Along the way he did mention-
he wasn't sure of himself, but he feels I was the right one,
he's 'definitely' over his ex (so they were close to marriage but that didn't work out around Sept-Oct the previous year)
that he's 'got exclusion criteria but there doesn't seem like any issue with you' - that was kinda unsolicited and dorky-cute
and sharing plans like -
he'd want to have a son and daughter and a cat to watch stars on the balcony together (and added in a dog after I said dogs were nicer)...though when asked about the wife he said there was no one so he didn't wanna speculate
that I was insecure and needed someone to 'lovingly squash my xtd-ness'
on finding out that I spent the day doing my laundry and ironing and dishes and cooking, he'd comment out aloud that he needed such a person in his life. (of course, thinking back, that could have been just an off-the-fly comment)

So I may have very well been over-thinking and reading too much into things. Perhaps some individuals share very personal goals such as these with people whom they know like them, but don't consider it anything more than like, casually talking about plans for the weekend.

He did mention that he didn't want me to wait for him, and that a nice girl like me deserved someone ___(insert positive adjective). Heck, he even went as far as to say that I was nice and wouldn't have a problem 'marrying someone rich and nice' and that he 'doesn't have any girl who likes him'. While I'm rolling my eyes and fuming away - well I did eventually give up protesting.


There are so many specifics and screenshots that I have, but it's still a little raw for me to go through them to read the specifics to summarize. Do I need to? And how would it, change management? '

It probably wouldn't change any outcome, but it's the same reason why I kept text messages on my ancient 2G Nokia phones - all these little exchanges carry the essence of the emotions and mood felt at that point in time, and just reading them could transport you back into the very spot and time when everything occurred, with all the rawness of the present .

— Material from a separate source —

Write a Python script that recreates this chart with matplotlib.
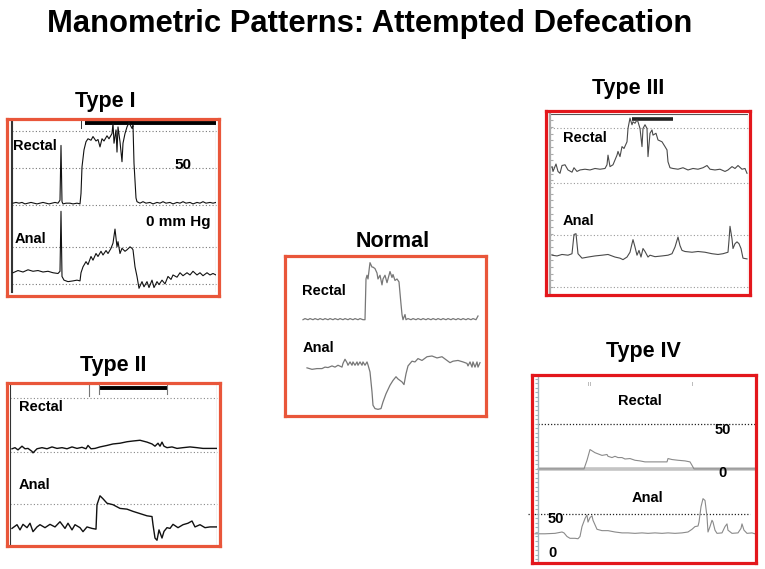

So after that fateful day of movies, cocktails, and trip to TT, the exchanges got slightly lesser and lesser, with hints of reticence in it and reduction in replying.

We have many talks about it. A number of them would end in me being semi-upset - I don't remember the exact trigger anymore, except that it was almost as if he was trying to make me angry with particular triggers - and he'd end up cajoling me to figuratively to 'go to the supermarket'. It still makes me smile, because it was from an conversation that he found out that I liked aimlessly wandering happily around grocery aisles.
I did feel on multiple occasions that I had to defend my like for him, that it wasn't something bimbotic or poorly-thought-over or reckless. I debated it with my girlfriends, who asked hard-hitting questions like - Do you really like him so much? So fast?

I haven't met someone who's so much on the same wavelength that I can talk hours and hours with. Without trying. Besides my ex.
I wouldn't call it love coz it's like over a week. 
Just that I think it's worth exploring, there's a huge like and lotsa sparks...
And for my ex we didn't even hit it off that well, It was after many years of learning how to communicate


Perhaps being too upfront about my feelings had caused some awkwardness, or it has evoked the dreaded 'overenthusiastic female' viewed with derision by guys...

Nonetheless, I am thankful for the opportunity to be upfront and candid with our feelings - now I know what good communicating feels like.